#### Exercise
Return the lines below exactly, from the first line to the line that contains "import plotly.graph_objects as go". Leave out pictures.
━━ Data extract
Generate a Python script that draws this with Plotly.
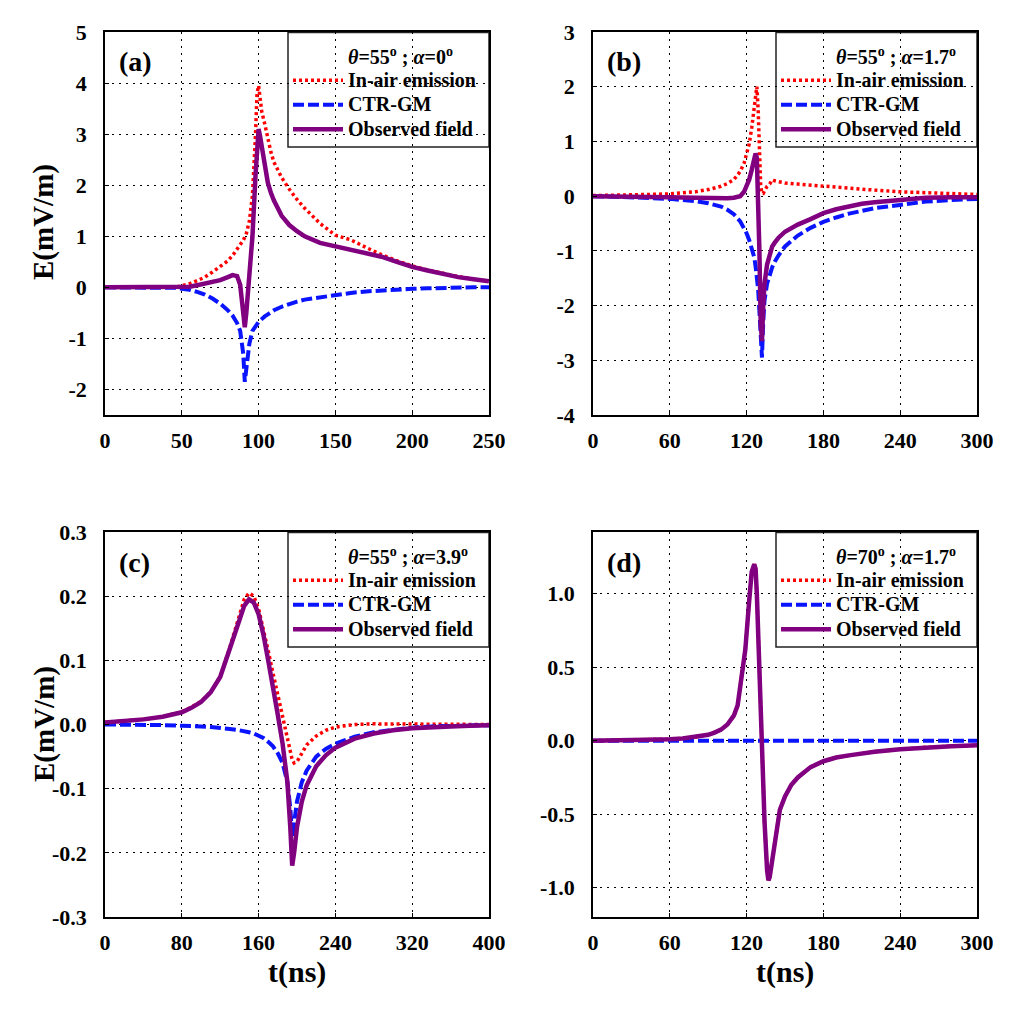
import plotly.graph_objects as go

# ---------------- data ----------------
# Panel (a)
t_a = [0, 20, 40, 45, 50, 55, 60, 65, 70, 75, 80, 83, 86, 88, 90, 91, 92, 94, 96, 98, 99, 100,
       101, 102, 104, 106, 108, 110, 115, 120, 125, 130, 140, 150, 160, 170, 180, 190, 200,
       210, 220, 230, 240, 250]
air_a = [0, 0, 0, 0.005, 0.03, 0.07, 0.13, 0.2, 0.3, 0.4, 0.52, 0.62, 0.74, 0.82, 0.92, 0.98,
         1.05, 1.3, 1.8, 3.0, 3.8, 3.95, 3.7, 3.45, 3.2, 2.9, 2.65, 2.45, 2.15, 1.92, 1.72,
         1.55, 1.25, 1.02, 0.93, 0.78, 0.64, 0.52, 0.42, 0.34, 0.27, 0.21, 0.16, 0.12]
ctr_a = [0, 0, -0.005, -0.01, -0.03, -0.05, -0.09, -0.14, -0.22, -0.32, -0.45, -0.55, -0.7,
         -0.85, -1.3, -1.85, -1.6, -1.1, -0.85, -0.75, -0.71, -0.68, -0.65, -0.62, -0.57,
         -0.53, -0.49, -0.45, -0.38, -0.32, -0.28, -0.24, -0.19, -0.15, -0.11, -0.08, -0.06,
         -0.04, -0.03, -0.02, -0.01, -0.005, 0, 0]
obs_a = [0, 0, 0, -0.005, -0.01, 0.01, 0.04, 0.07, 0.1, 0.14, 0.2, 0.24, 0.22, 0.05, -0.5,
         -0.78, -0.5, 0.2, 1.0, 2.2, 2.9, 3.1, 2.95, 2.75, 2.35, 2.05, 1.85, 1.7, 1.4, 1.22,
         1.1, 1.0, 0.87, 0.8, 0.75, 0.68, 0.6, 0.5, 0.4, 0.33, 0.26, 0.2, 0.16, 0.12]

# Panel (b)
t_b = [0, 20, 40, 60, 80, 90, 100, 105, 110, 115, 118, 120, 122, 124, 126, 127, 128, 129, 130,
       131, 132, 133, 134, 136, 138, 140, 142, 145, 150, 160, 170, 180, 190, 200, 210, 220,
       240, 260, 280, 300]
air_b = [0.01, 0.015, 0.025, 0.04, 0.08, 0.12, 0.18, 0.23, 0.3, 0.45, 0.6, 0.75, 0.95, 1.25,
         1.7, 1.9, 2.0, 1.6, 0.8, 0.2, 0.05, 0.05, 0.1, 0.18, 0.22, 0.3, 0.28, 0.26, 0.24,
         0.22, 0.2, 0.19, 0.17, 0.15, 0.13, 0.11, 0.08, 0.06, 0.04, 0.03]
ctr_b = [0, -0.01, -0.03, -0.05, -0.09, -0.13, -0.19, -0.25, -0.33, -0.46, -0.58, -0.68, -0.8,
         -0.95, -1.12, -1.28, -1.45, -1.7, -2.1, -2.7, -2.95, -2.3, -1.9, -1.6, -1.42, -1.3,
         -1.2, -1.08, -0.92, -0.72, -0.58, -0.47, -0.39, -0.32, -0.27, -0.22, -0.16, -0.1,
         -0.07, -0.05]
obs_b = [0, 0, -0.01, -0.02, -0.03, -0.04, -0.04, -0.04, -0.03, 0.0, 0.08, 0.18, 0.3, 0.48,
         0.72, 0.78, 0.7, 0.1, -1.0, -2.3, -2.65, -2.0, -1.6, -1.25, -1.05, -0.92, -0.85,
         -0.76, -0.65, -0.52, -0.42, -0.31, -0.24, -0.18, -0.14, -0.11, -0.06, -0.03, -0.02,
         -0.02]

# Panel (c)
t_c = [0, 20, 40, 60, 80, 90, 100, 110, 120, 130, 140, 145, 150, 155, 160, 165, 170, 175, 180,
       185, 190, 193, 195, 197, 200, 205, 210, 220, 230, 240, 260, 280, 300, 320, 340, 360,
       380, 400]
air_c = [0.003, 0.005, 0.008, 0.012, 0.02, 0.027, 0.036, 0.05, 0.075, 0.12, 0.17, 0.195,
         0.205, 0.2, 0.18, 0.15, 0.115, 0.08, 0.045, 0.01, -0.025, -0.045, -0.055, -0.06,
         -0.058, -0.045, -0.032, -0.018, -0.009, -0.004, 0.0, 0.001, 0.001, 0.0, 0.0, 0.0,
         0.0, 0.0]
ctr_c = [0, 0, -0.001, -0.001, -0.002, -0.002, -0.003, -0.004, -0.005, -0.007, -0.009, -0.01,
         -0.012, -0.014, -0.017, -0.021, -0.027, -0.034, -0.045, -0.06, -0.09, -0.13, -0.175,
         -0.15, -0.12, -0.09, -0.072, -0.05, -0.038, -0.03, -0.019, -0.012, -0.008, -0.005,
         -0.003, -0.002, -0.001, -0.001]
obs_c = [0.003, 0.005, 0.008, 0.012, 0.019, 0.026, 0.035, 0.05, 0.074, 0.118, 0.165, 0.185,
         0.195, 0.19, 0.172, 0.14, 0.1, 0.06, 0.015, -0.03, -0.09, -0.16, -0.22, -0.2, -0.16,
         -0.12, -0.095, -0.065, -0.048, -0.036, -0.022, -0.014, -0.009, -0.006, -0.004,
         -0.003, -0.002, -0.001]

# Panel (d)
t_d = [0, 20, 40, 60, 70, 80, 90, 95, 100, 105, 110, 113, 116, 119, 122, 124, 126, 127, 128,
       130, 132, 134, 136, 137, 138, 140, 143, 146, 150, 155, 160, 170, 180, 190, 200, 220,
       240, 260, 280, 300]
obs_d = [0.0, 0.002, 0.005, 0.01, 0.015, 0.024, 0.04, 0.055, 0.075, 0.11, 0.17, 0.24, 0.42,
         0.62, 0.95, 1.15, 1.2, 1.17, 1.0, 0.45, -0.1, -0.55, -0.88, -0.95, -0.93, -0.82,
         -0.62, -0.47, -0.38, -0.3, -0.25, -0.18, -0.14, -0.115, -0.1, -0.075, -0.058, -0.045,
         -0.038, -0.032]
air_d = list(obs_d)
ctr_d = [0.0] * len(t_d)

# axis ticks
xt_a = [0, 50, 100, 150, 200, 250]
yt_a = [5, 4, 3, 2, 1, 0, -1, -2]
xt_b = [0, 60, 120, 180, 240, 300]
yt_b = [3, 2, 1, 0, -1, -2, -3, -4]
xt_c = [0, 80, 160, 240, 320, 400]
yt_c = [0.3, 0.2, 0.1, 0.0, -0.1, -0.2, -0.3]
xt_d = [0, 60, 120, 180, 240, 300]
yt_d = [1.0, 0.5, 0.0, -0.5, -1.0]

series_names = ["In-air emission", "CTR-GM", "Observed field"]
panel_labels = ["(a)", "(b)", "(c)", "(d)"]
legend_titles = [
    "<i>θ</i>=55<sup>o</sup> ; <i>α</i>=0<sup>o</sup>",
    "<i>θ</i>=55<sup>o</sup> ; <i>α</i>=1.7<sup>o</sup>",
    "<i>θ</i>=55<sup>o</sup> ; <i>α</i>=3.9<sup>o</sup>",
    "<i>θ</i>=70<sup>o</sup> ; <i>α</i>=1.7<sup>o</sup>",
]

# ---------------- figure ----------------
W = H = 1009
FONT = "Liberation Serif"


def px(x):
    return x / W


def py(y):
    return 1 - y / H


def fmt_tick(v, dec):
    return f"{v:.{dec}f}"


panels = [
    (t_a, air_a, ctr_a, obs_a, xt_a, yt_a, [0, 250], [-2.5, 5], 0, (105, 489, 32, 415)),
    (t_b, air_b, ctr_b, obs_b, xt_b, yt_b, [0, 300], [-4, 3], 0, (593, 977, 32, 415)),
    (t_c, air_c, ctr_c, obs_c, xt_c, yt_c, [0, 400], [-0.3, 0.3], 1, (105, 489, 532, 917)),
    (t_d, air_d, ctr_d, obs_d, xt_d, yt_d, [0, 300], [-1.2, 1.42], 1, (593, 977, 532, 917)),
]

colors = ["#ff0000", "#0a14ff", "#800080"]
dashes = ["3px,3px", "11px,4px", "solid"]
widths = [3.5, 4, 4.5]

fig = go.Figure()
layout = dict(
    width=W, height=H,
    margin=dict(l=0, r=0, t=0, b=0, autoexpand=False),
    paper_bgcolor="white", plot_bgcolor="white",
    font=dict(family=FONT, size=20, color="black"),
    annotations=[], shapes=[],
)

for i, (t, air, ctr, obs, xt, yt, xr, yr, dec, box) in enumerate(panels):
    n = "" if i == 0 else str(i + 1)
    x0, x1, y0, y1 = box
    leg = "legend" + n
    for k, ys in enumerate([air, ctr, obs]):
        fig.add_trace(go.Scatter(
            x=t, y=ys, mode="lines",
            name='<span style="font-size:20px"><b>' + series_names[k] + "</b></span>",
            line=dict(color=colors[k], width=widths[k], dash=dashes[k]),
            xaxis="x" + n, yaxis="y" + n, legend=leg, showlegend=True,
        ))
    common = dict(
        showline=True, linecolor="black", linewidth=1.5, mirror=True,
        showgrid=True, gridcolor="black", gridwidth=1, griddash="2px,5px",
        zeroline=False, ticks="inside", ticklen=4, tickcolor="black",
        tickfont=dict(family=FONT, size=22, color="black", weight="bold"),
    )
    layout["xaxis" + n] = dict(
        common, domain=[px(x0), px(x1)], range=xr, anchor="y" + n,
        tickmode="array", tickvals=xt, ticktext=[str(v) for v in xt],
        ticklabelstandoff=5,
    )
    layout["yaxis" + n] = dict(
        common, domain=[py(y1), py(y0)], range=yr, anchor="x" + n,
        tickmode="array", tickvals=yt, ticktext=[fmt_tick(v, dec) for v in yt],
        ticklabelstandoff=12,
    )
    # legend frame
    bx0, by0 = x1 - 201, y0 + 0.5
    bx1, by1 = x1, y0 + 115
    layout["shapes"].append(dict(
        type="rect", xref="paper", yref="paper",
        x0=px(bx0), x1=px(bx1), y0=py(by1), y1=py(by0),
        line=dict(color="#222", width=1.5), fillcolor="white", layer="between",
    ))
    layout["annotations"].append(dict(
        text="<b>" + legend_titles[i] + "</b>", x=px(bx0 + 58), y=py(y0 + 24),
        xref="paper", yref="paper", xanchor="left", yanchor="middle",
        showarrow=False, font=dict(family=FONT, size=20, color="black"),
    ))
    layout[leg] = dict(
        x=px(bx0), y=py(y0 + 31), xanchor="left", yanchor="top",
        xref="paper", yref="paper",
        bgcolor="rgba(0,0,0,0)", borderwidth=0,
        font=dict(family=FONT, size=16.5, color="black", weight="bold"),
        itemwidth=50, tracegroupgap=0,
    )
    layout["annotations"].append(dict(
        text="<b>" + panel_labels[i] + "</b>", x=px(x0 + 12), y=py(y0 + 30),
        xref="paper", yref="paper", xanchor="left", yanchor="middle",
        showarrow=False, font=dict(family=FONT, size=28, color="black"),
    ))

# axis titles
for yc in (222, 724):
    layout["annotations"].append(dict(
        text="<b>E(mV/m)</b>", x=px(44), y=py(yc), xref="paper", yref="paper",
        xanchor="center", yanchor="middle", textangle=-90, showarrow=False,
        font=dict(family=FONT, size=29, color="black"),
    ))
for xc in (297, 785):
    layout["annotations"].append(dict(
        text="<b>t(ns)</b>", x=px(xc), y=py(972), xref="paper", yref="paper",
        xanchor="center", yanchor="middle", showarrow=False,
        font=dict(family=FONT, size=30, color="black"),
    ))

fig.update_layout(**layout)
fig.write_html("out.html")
━━━━
#### Task solution
Generate a Python script that draws this with Plotly.
import plotly.graph_objects as go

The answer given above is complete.